Calculating all the data
Hundreds of Israeli companies have been sold in the past 20 years. The details of some sales are unknown, but the scale of the data is enough to provide valid statistical estimates. An interesting experiment in this vein was recently conducted in the US by Prof. Noam Wasserman of the Harvard Business School. In his book, "The Founder's Dilemmas: Anticipating and Avoiding the Pitfalls That Can Sink a Startup", he uses empiric factors to examine the success and failure of start-ups.
One of the interesting questions from the Israeli standpoint is when to sell a company? Most Israeli companies, we can guess, will respond positively when a giant high-tech multinational comes knocking on their doors. But what bothers us is not the agreement to be acquired, but how it happens that a large proportion of the companies that reject a serious acquisition offer end up on the wayside a few years later.
Many examples of Israeli high-tech companies leave the impression that the accumulated know-how now present in the country cannot provide the answer that correctly weighs all the variables. In-depth understanding of processes both within and surrounding the industry -- in Silicon Valley and in Israel -- is critical for the proper development of Israeli high-tech and a jump to the next level as a factor in the domestic economy.

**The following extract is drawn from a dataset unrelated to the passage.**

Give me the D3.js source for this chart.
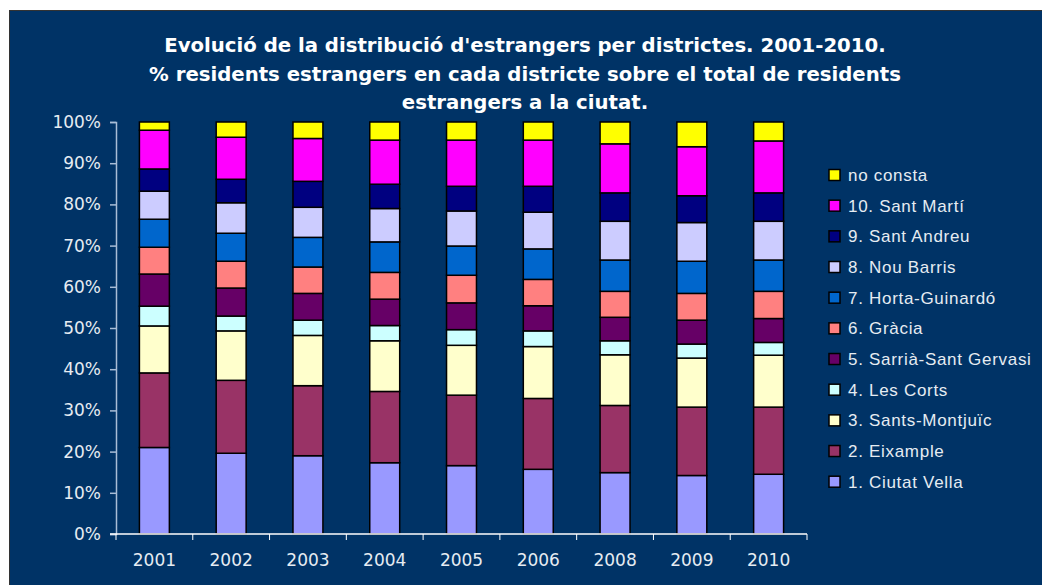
<!DOCTYPE html>
<html>
<head>
<meta charset="utf-8">
<script src="https://cdn.jsdelivr.net/npm/d3@7"></script>
<style>
  body { margin: 0; background: #fff; }
  svg { display: block; }
</style>
</head>
<body>
<div class="chart"></div>
<script>
// data (% of foreign residents per district)
const years = ["2001", "2002", "2003", "2004", "2005", "2006", "2008", "2009", "2010"];
const districts = ["1. Ciutat Vella", "2. Eixample", "3. Sants-Montjuïc", "4. Les Corts",
  "5. Sarrià-Sant Gervasi", "6. Gràcia", "7. Horta-Guinardó", "8. Nou Barris",
  "9. Sant Andreu", "10. Sant Martí", "no consta"];
const colors = ["#9999FF", "#993366", "#FFFFCC", "#CCFFFF", "#660066", "#FF8080",
  "#0066CC", "#CCCCFF", "#000080", "#FF00FF", "#FFFF00"];

const ciutatVella = [21.0, 19.6, 19.0, 17.3, 16.6, 15.7, 14.9, 14.2, 14.5];
const eixample    = [18.1, 17.7, 17.0, 17.3, 17.1, 17.2, 16.3, 16.6, 16.3];
const sants       = [11.4, 12.0, 12.2, 12.3, 12.1, 12.6, 12.3, 11.9, 12.6];
const lesCorts    = [4.8, 3.6, 3.7, 3.7, 3.8, 3.8, 3.4, 3.4, 3.1];
const sarria      = [7.8, 6.8, 6.5, 6.4, 6.5, 6.1, 5.7, 5.8, 5.8];
const gracia      = [6.5, 6.5, 6.4, 6.5, 6.7, 6.4, 6.3, 6.5, 6.6];
const horta       = [6.8, 6.8, 7.2, 7.4, 7.1, 7.4, 7.6, 7.8, 7.6];
const nouBarris   = [6.8, 7.4, 7.3, 8.1, 8.5, 8.9, 9.4, 9.4, 9.4];
const santAndreu  = [5.4, 5.7, 6.3, 5.9, 6.0, 6.3, 6.9, 6.5, 6.9];
const santMarti   = [9.4, 10.2, 10.4, 10.7, 11.2, 11.2, 11.9, 11.9, 12.6];
const noConsta    = [2.0, 3.7, 4.0, 4.4, 4.4, 4.4, 5.3, 6.0, 4.6];

const seriesValues = [ciutatVella, eixample, sants, lesCorts, sarria, gracia,
  horta, nouBarris, santAndreu, santMarti, noConsta];

const titleLines = [
  "Evolució de la distribució d'estrangers per districtes. 2001-2010.",
  "% residents estrangers en cada districte sobre el total de residents",
  "estrangers a la ciutat."
];

const svgWidth = 1042;
const svgHeight = 585;
const margin = { top: 122, right: 235, bottom: 51, left: 116 };
const width = svgWidth - margin.left - margin.right;
const height = svgHeight - margin.top - margin.bottom;

const svg = d3.select(".chart")
  .append("svg")
  .attr("width", svgWidth)
  .attr("height", svgHeight);

// chart background
svg.append("rect")
  .attr("x", 9.5).attr("y", 10.5)
  .attr("width", svgWidth - 9).attr("height", svgHeight - 10)
  .attr("fill", "#003366")
  .attr("stroke", "#333")
  .attr("stroke-width", 1);

// title
svg.append("g")
  .selectAll("text")
  .data(titleLines)
  .enter()
  .append("text")
  .attr("x", 525)
  .attr("y", (d, i) => 52 + i * 28.5)
  .attr("text-anchor", "middle")
  .attr("fill", "#fff")
  .style("font-family", "'DejaVu Sans', Verdana, sans-serif")
  .style("font-weight", "bold")
  .style("font-size", "19.7px")
  .text(d => d);

// build rows for the stack
const rows = years.map((y, i) => {
  const row = { year: y };
  districts.forEach((d, j) => { row[d] = seriesValues[j][i]; });
  return row;
});
const stacked = d3.stack().keys(districts).offset(d3.stackOffsetExpand)(rows);

const chartGroup = svg.append("g")
  .attr("transform", `translate(${margin.left}, ${margin.top})`);

const xScale = d3.scaleBand()
  .domain(years)
  .range([0, width])
  .paddingInner(0.61)
  .paddingOuter(0.305);

const yScale = d3.scaleLinear()
  .domain([0, 1])
  .range([height, 0]);

// bars
chartGroup.selectAll("g.series")
  .data(stacked)
  .enter()
  .append("g")
  .attr("class", "series")
  .attr("fill", (d, i) => colors[i])
  .selectAll("rect")
  .data(d => d)
  .enter()
  .append("rect")
  .attr("x", d => xScale(d.data.year))
  .attr("y", d => yScale(d[1]))
  .attr("width", xScale.bandwidth())
  .attr("height", d => yScale(d[0]) - yScale(d[1]))
  .attr("stroke", "#000")
  .attr("stroke-width", 1.5);

// y axis
const leftAxis = d3.axisLeft(yScale)
  .tickValues(d3.range(0, 1.01, 0.1))
  .tickFormat(d3.format(".0%"))
  .tickSize(6)
  .tickPadding(9);
const yAxis = chartGroup.append("g").call(leftAxis);
yAxis.select(".domain").attr("stroke", "#A9BDD6").attr("stroke-width", 1.5);
yAxis.selectAll(".tick line").attr("stroke", "#A9BDD6").attr("stroke-width", 1.5);
yAxis.selectAll("text")
  .attr("fill", "#E6ECF2")
  .style("font-family", "'DejaVu Sans', Verdana, sans-serif")
  .style("font-size", "17px");

// x axis with ticks between categories
const xAxis = chartGroup.append("g")
  .attr("transform", `translate(0, ${height})`)
  .call(d3.axisBottom(xScale).tickSize(0).tickPadding(20));
xAxis.select(".domain").remove();
xAxis.append("line")
  .attr("x1", -6).attr("x2", width)
  .attr("stroke", "#fff").attr("stroke-width", 1.5);
xAxis.selectAll("line.sep")
  .data(d3.range(years.length + 1))
  .enter()
  .append("line")
  .attr("class", "sep")
  .attr("x1", i => i * xScale.step())
  .attr("x2", i => i * xScale.step())
  .attr("y1", 0).attr("y2", 6)
  .attr("stroke", "#fff").attr("stroke-width", 1);
xAxis.selectAll("text")
  .attr("fill", "#E6ECF2")
  .style("font-family", "'DejaVu Sans', Verdana, sans-serif")
  .style("font-size", "17px");

// legend, top entry is "no consta"
const legendItems = districts.slice().reverse();
const legend = svg.append("g")
  .attr("transform", "translate(829, 175)");
const entry = legend.selectAll("g")
  .data(legendItems)
  .enter()
  .append("g")
  .attr("transform", (d, i) => `translate(0, ${i * 30.67})`);
entry.append("rect")
  .attr("x", 0).attr("y", -5.5)
  .attr("width", 11).attr("height", 11)
  .attr("fill", d => colors[districts.indexOf(d)])
  .attr("stroke", "#000").attr("stroke-width", 1.5);
entry.append("text")
  .attr("x", 19)
  .attr("y", 6)
  .attr("fill", "#E6ECF2")
  .style("font-family", "'Liberation Sans', Arial, sans-serif")
  .style("font-size", "17px")
  .style("letter-spacing", "0.7px")
  .text(d => d);
</script>
</body>
</html>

The right answers to the question above, as well as others, will come with time and experience, and the sprouts of this knowledge are already seen. At the moment, the reason why no great Israeli companies have emerged in recent years is not related to technological development, a shortage of capital, management resources, or greed and shortsightedness, but to a kind of knowledge that has not yet developed here. Israeli entrepreneurs already know how to found companies, and how to sell them. But the test of real maturity of Israeli high tech is to obtain this know-how and crack the mechanism that turns companies into great corporations.